El crecimiento económico, medido con el Producto Interior Bruto (PIB), se viene considerando como el objetivo básico de la política económica, argumentando que incrementa el nivel de empleo y aumenta el bienestar general.
Sin embargo, hay que reconocer que el PIB no recoge algunos aspectos importantes para el bienestar, porque no tiene en cuenta los cambios en la calidad de vida. Las condiciones laborales, el tiempo de ocio y el acceso a los servicios sanitarios y educativos son ignorados por el PIB.
El verdadero nivel de la actividad de un país es subestimado por el PIB al no tener en cuenta los bienes y servicios que no pasan por el mercado. Es el caso de los servicios domésticos y los cuidados familiares.
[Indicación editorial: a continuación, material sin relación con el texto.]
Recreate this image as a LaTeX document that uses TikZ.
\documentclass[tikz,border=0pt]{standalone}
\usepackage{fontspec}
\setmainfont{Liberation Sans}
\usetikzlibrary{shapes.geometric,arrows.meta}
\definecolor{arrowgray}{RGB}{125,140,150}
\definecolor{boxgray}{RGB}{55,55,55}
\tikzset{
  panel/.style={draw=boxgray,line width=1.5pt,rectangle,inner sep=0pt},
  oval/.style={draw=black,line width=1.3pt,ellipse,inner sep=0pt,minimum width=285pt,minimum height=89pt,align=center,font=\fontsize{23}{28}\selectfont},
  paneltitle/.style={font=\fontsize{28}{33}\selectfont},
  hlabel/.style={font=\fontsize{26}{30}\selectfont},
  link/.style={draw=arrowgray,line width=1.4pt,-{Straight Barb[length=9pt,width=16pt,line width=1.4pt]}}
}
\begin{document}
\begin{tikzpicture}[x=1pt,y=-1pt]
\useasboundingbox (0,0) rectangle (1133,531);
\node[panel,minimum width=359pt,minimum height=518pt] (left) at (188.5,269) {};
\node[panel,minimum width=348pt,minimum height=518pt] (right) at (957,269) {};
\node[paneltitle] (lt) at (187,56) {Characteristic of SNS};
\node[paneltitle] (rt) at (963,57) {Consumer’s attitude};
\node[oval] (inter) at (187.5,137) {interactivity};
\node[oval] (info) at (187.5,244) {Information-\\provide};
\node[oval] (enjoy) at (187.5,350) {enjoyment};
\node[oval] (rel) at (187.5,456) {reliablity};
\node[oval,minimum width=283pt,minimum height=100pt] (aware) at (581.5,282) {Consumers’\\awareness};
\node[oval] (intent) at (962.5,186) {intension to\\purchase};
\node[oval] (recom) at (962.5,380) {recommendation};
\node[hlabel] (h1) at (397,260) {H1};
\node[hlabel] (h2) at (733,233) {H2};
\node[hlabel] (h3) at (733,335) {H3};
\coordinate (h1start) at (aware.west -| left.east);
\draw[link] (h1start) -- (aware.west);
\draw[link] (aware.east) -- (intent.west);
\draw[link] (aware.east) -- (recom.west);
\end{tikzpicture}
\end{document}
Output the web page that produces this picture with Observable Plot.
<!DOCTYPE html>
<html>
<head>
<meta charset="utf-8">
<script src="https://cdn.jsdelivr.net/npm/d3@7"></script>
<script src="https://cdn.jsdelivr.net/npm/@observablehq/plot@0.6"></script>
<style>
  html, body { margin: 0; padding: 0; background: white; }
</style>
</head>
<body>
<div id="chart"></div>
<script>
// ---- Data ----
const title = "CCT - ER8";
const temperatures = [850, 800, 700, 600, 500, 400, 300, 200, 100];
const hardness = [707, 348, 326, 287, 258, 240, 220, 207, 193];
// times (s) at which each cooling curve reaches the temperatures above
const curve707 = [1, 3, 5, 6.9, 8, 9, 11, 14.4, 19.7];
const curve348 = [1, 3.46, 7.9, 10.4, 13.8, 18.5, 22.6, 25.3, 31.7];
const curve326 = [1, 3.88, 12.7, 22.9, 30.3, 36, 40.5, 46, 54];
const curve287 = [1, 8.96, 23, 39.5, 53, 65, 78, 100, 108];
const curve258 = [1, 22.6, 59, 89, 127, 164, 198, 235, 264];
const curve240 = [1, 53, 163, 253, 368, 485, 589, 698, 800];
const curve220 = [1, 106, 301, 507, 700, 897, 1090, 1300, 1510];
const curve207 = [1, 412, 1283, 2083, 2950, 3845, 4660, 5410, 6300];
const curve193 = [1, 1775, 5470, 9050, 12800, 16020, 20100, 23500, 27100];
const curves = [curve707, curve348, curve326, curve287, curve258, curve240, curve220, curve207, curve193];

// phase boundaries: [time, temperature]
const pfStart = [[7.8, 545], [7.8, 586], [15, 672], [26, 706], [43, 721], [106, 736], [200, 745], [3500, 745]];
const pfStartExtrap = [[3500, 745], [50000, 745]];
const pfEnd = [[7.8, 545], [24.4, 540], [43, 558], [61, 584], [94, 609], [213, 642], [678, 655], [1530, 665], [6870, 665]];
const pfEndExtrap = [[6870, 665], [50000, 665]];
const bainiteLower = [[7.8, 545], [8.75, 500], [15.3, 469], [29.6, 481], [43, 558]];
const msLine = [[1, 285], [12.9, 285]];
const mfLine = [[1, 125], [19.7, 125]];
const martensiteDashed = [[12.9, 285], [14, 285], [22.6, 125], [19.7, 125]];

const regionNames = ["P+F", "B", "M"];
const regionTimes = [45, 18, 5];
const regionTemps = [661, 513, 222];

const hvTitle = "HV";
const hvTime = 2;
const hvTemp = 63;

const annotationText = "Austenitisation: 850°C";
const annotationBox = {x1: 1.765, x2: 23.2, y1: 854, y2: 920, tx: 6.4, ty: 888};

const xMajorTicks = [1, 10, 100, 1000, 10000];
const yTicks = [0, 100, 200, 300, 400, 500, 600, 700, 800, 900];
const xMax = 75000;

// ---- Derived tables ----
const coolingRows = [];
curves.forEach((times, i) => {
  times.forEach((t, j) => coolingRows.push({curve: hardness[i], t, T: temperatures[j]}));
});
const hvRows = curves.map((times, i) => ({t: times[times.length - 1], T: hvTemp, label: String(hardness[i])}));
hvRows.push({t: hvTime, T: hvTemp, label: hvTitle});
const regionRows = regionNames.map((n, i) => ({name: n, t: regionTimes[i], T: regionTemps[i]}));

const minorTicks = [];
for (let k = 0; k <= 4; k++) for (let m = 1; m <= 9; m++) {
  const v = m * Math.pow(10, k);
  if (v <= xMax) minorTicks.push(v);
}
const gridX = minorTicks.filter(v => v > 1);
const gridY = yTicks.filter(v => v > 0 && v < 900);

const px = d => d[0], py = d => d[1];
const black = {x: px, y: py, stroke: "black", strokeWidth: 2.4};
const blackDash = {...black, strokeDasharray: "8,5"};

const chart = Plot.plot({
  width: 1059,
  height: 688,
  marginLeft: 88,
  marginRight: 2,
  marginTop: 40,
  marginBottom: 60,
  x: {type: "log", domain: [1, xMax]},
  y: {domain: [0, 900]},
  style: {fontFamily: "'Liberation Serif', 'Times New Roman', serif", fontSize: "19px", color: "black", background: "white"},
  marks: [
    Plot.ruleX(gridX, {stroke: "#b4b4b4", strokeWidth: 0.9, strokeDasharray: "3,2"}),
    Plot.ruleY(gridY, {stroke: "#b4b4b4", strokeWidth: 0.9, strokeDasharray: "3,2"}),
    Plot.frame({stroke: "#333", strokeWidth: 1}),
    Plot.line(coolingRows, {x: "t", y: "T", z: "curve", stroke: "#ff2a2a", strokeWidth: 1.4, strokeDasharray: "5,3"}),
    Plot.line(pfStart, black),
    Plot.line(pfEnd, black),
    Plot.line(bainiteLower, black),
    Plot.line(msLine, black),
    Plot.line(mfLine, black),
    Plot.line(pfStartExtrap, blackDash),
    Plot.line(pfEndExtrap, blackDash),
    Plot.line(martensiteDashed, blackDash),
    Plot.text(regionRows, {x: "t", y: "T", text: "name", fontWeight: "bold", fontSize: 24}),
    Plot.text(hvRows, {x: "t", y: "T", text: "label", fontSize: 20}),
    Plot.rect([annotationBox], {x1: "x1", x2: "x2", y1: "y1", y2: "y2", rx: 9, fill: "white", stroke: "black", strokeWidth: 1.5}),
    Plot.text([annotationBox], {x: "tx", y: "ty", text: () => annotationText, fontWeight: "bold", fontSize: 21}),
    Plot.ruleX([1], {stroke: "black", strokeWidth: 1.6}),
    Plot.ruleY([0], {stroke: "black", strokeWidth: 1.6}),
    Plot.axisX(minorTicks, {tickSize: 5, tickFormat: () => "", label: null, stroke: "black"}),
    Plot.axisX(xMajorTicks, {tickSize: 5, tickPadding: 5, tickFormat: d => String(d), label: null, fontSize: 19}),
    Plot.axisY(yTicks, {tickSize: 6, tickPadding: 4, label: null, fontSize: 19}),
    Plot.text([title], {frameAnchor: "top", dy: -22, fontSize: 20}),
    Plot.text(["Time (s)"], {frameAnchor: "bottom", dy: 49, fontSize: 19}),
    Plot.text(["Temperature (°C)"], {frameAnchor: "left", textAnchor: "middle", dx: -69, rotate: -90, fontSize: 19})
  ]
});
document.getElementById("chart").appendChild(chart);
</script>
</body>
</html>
Cuando un miembro de la familia realiza las tareas domésticas o cuida de una persona dependiente, el trabajo no lo contabiliza el PIB. Sin embargo, si se contrata a una persona para realizar esas tareas, sí se tiene en cuenta en el cómputo de producto del país.
A rellenar esta laguna, como información complementaria, viene el estudio realizado por el Instituto Vasco de Estadística (EUSTAT), que ha elaborado la Cuenta Satélite del Trabajo Doméstico 2013. Nos indica que el valor económico no remunerado aportado por las actividades realizadas por los hogares fue de 21.342 millones de euros, un 32,4% del PIB correspondiente a la Comunidad Autónoma del País Vasco.
En el siguiente gráfico y el cuadro de datos observamos la evolución en los últimos 20 años:
Los datos evidencian el carácter contra cíclico de este tipo de trabajo, dado que su proporción respecto al PIB se incrementa en los períodos de declive económico, 1993 y 2013. El mínimo, un 28,7%, se situó en el año 2008, al final de la burbuja inmobiliaria. En los años siguientes va aumentando debido a que la crisis económica hace que muchas personas pasen de trabajar en la economía de mercado a quedarse en casa para atender las necesidades domésticas.
La principal dedicación del trabajo doméstico es la compra y preparación de las comidas (43%), seguida de las labores que exige la limpieza y el mantenimiento de la vivienda (31%), y facilitar cuidados y educación (18%). La ropa y otras gestiones (8%) completan las tareas domésticas.
En cuanto a la evolución del trabajo doméstico por género, la participación del hombre ha pasado de un 20% en 1993 a un 33% en 2013, es decir, que aún hoy día la participación del hombre no va más allá de la mitad de la dedicación de la mujer.
Ante esta desproporción en las tareas domésticas, el planteamiento desde la denominada “economía del cuidado” es que se debe equiparar el trabajo familiar doméstico con la producción y el intercambio mercantil como generadores de valor económico. Se considera que “la división sexual del trabajo no solo diferencia las tareas que hacen hombres o mujeres, sino que también confiere o quita prestigio a esas tareas y crea desigualdades en las recompensas económicas que se obtienen"
Al fin y al cabo, el objetivo final de la actividad económica no es otro que la sostenibilidad de la vida, lo cual supone organizar la producción, la reproducción y los intercambios para que la vida se reproduzca y perdure en las mejores condiciones con justicia e igualdad.